1. It gives on the whole much more pain than pleasure. You have only to stay over Christmas with a family who seriously try to ‘keep’ it [in the commercial sense] in order to see that the thing is a nightmare. Long before December 25th everyone is worn out—physically worn out by weeks of daily struggle in overcrowded shops, mentally worn out by the effort to remember all the right recipients and to think out suitable gifts for them. They are in no trim for merry-making; much less (if they should want to) to take part in a religious act. They look far more as if there had been a long illness in the house.

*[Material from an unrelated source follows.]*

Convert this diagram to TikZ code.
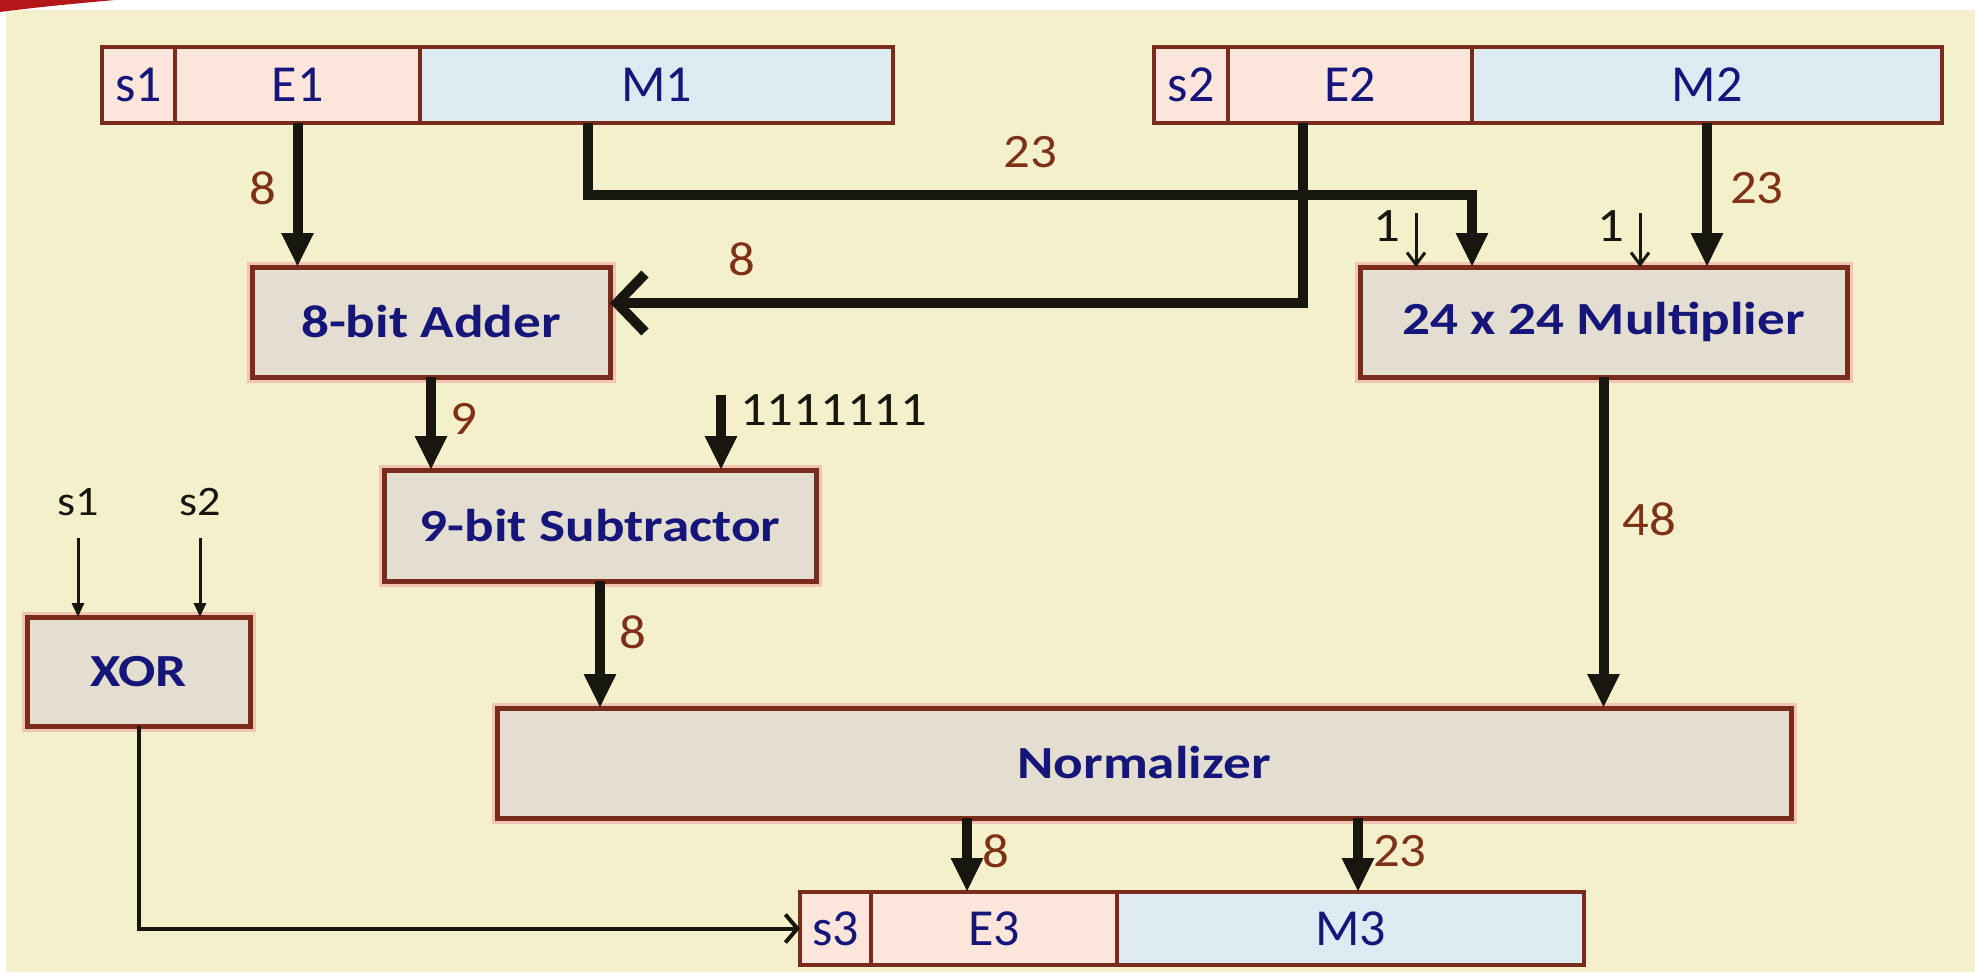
\documentclass[tikz,border=0pt]{standalone}
\usepackage{fontspec}
\setmainfont{Carlito}
\newfontfamily\kotakfont{Carlito}[FakeStretch=1.2]
\newfontfamily\angkafont{Carlito}[FakeStretch=1.1]
\usetikzlibrary{arrows.meta}

\definecolor{latar}{HTML}{F5F0CC}
\definecolor{isikotak}{HTML}{E3DED0}
\definecolor{garis}{HTML}{7A2C1C}
\definecolor{halo}{HTML}{F2C4B4}
\definecolor{ruasE}{HTML}{FCE6DB}
\definecolor{ruasM}{HTML}{DDEAF1}
\definecolor{biru}{HTML}{16167A}
\definecolor{coklat}{HTML}{7E3117}
\definecolor{panah}{HTML}{17170F}
\definecolor{merah}{HTML}{B3161B}

\begin{document}
\begin{tikzpicture}[x=1pt,y=-1pt,
    kotak/.style={draw=garis,fill=isikotak,line width=5pt,
      preaction={draw=halo,line width=11pt},inner sep=0pt,outer sep=0pt,
      text=biru,font=\kotakfont\bfseries\fontsize{46}{50}\selectfont},
    ruas/.style={draw=garis,line width=4pt,inner sep=0pt,outer sep=0pt,
      minimum height=76pt,text=biru,font=\fontsize{52}{56}\selectfont},
    angka/.style={text=coklat,inner sep=0pt,
      font=\angkafont\fontsize{48}{50}\selectfont},
    hitam/.style={text=panah,inner sep=0pt,
      font=\angkafont\fontsize{48}{50}\selectfont},
    bus/.style={draw=panah,line width=10pt,-{Triangle[length=34pt,width=30pt]}},
    tipis/.style={draw=panah,line width=3pt,-{Triangle[length=14pt,width=12pt]}},
    kecil/.style={draw=panah,line width=3pt,-{Straight Barb[length=12pt,width=18pt]}}]

    % latar
    \useasboundingbox (0,0) rectangle (1975,972);
    \fill[white] (0,0) rectangle (1975,972);
    \fill[latar] (6,10) rectangle (1975,972);
    \fill[merah] (0,0) -- (115,0) .. controls (70,4) and (30,8) .. (0,12) -- cycle;

    % operan 1 dan 2
    \node[ruas,fill=ruasE,minimum width=73pt] (s1) at (138.5,85) {s1};
    \node[ruas,fill=ruasE,minimum width=245pt] (E1) at (297.5,85) {E1};
    \node[ruas,fill=ruasM,minimum width=473pt] (M1) at (656.5,85) {M1};
    \node[ruas,fill=ruasE,minimum width=74pt] (s2) at (1191,85) {s2};
    \node[ruas,fill=ruasE,minimum width=244pt] (E2) at (1350,85) {E2};
    \node[ruas,fill=ruasM,minimum width=470pt] (M2) at (1707,85) {M2};

    % blok
    \node[kotak,minimum width=358pt,minimum height=110pt] (adder) at (431,322) {8-bit Adder};
    \node[kotak,minimum width=487pt,minimum height=110pt] (mult) at (1603.5,322) {24 x 24 Multiplier};
    \node[kotak,minimum width=432pt,minimum height=111pt] (sub) at (600,525.5) {9-bit Subtractor};
    \node[kotak,minimum width=1294pt,minimum height=110pt] (norm) at (1144,763) {Normalizer};
    \node[kotak,minimum width=223pt,minimum height=109pt] (xor) at (138.5,671.5) {XOR};

    % hasil
    \node[ruas,fill=ruasE,minimum width=71pt,minimum height=73pt] (s3) at (835.5,928.5) {s3};
    \node[ruas,fill=ruasE,minimum width=246pt,minimum height=73pt] (E3) at (994,928.5) {E3};
    \node[ruas,fill=ruasM,minimum width=467pt,minimum height=73pt] (M3) at (1350.5,928.5) {M3};

    % jalur eksponen
    \draw[bus] (E1.south) -- (E1.south |- adder.north)
      node[pos=0.45,angka,left=16pt] {8};
    \draw[bus,-{Straight Barb[length=28pt,width=58pt]}]
      (1303,0 |- E2.south) |- (adder.east |- 0,303)
      node[pos=0.905,angka,above=22pt] {8};
    \draw[bus] (adder) -- (adder |- sub.north)
      node[pos=0.45,angka,right=14pt] {9};
    \coordinate (konst) at (721,395);
    \draw[bus] (konst) -- (konst |- sub.north)
      node[pos=0.2,hitam,right=14pt] {1111111};
    \draw[bus] (sub) -- (sub |- norm.north)
      node[pos=0.4,angka,right=14pt] {8};

    % jalur mantissa
    \draw[bus] (588,0 |- M1.south)
      |- node[pos=0.75,angka,above=22pt] {23} (1472,195)
      -- (1472,0 |- mult.north);
    \draw[bus] (M2.south) -- (M2.south |- mult.north)
      node[pos=0.45,angka,right=18pt] {23};
    \coordinate (satu1) at (1416,213);
    \coordinate (satu2) at (1640,213);
    \draw[kecil] (satu1) -- (satu1 |- mult.north)
      node[pos=0.25,hitam,left=14pt] {1};
    \draw[kecil] (satu2) -- (satu2 |- mult.north)
      node[pos=0.25,hitam,left=14pt] {1};
    \draw[bus] (mult) -- (mult |- norm.north)
      node[pos=0.43,angka,right=14pt] {48};

    % keluaran normalizer
    \draw[bus] (967,0 |- norm.south) -- (967,0 |- E3.north)
      node[pos=0.45,angka,right=10pt] {8};
    \draw[bus] (1358,0 |- norm.south) -- (1358,0 |- M3.north)
      node[pos=0.45,angka,right=10pt] {23};

    % tanda
    \node[hitam,font=\angkafont\fontsize{42}{44}\selectfont] (in1) at (78,502) {s1};
    \node[hitam,font=\angkafont\fontsize{42}{44}\selectfont] (in2) at (200,502) {s2};
    \draw[tipis,shorten <=22pt] (in1) -- (in1 |- xor.north);
    \draw[tipis,shorten <=22pt] (in2) -- (in2 |- xor.north);
    \draw[draw=panah,line width=4pt,-{Straight Barb[length=12pt,width=28pt]}]
      (xor.south) |- (s3.west);
  \end{tikzpicture}
\end{document}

2. Most of it is involuntary. The modern rule is that anyone can force you to give him a present by sending you a quite unprovoked present of his own. It is almost a blackmail. Who has not heard the wail of despair, and indeed of resentment, when, at the last moment, just as everyone hoped that the nuisance was over for one more year, the unwanted gift from Mrs. Busy (whom we hardly remember) flops unwelcomed through the letter-box, and back to the dreadful shops one of us has to go?

3. Things are given as presents which no mortal ever bought for himself—gaudy and useless gadgets, ‘novelties’ because no one was ever fool enough to make their like before. Have we really no better use for materials and for human skill and time than to spend them on all this rubbish?

4. The nuisance. For after all, during the racket we still have all our ordinary and necessary shopping to do, and the racket trebles the labour of it. We are told that the whole dreary business must go on because it is good for trade. It is in fact merely one annual symptom of that lunatic condition of our country, and indeed of the world, in which everyone lives by persuading everyone else to buy things. I don’t know the way out. But can it really be my duty to buy and receive masses of junk every winter just to help the shopkeepers? If the worst comes to the worst I’d sooner give them money for nothing and write it off as a charity. For nothing? Why, better for nothing than for a nuisance.

From C.S. Lewis, “What Christmas Means to Me,” in God in the Dock: Essays on Theology and Ethics (Grand Rapids: Eerdmans, 1994), 304-305.